第1の胃袋「ミノ」が一番うまい料理はなに?

牛には4つの胃袋がありますが、最初に食物が入る第一の胃のことを「ミノ」と言います。その名の由来は、切り開くとミノ笠のように見えるからとのことです。
安堂会長から手渡されたミノは、既にカットしてあり、そのミノ笠の形を確認することはできませんでした。ホルモンにしては「白くて柔らかくて、きれい」が第一印象でした。

加工前

さばいてみる

肉料理の本やYouTubeなどを参考に、包丁を片手にミノと向き合います。実は、これまでは家庭用の包丁を使っていましたが、肉用の筋切り包丁を手に入れて、今回がそのお披露目です。
「この包丁はよく切れるから、気を付けるように」との安堂光明会長からの助言を思い出して、緊張が走りました。なにせよく切れます。まな板が何度も削れました。
さて、ミノのなかでも肉が厚いところが、価値ある部位です。焼肉屋では上ミノとして提供されます。それをきれいに切り出すために、表面を覆う脂身は削ぎ落します。

脂そぎ

そして、まるで鱧の骨切りのように、深めに切り込みを入れます。硬い肉質を食べやすくするためです。切り込みは格子状に入れて、食べやすいサイズに切れば完成です。

切り込み

まずは定番、焼き肉で実食

焼肉もりつけ
焼肉

塩とコショウ、ゴマ油で下味を付けて焼きました。
焼けば、格子状に入れた切り込みが開き、そこから肉汁がじゅわっと出てきます。焼き過ぎると固くなるイメージなので、ここらで口に入れると、歯ごたえ十分。臭みもなく、噛むたびに肉汁が出てきて、美味しいです。
もっと焼いたものも食べてみると、硬さが増していますが、これはこれで香ばしさがあって美味しい。さっそくビールが欲しくなりました。

天ぷらと唐揚げ、どっちが美味い?

「ミノは天ぷらが美味しいですよね」とスタッフが言うので、挑戦してみました。ついでに唐揚げにも。さて、お味のほどは…。

揚げる
天ぷら

天ぷらを食べてみれば、スタッフの言う通り。これは美味しい!歯ごたえのなかに、うま味が増したような感じがします。天つゆよりも塩でいただく方が美味しかった。
「これは日本酒ですね」と、隣でスタッフがつぶやきました。
安堂会長によれば、天ぷらの衣にカレー粉を入れると「これまた美味しい」とのことです。

唐揚げ

唐揚げは、いかにも美味しそうで、見た目はナンバーワンです。
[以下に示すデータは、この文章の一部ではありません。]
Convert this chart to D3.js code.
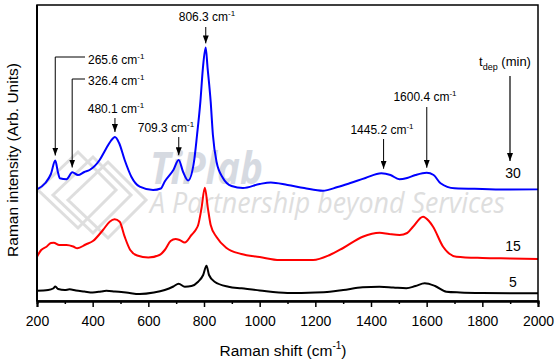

しかし、口に入れれば、ミノの味わいというより、唐揚げ粉の味付けが強すぎる印象です。
結果、軍配は天ぷらに上がったのでした。

野菜と炒めてみる

ミノのチンゲン菜ともやし炒め

もやしとチンゲン菜で中華風に炒め物を作ってみました。ミノをさばいたときに出た肉の薄いところを使って、さらに薄くスライスして投入。ミノのコリコリした食感が面白い野菜炒めになりました。これはご飯が進む一品です。

最後に湯引き

湯引き

やはり薄く切ったミノを昆布と酒を入れた湯で3分くらい茹でて、冷水でしめました。ポン酢を付けていただいてみると、これがなかなか乙なのです。あっさりしていながら、コリコリ噛めば旨味が出てきます。
よく考えてみれば、これはお通しで出てきそうな一品。最後に作る料理ではありませんでした。

さて、終えてみればミノ三昧5品。色も白くて淡泊な味わいのミノですが、料理によって色々と楽しめることがわかりました。特に気に入ったのは天ぷらと湯引きです。おっと、順番を間違えてはいけません。まずはお通しで湯引き。その後、濃厚な味わいの天ぷら。これが今回の結論です。

では、未知なる部位と料理を求めて、牛肉珍味の旅は続きます。
なお、安堂会長からの注意もむなしく、記者の指にはバンソウコウが…。よく切れる包丁には注意しましょう。慣れてきたと思ったころが一番危ないです。はい。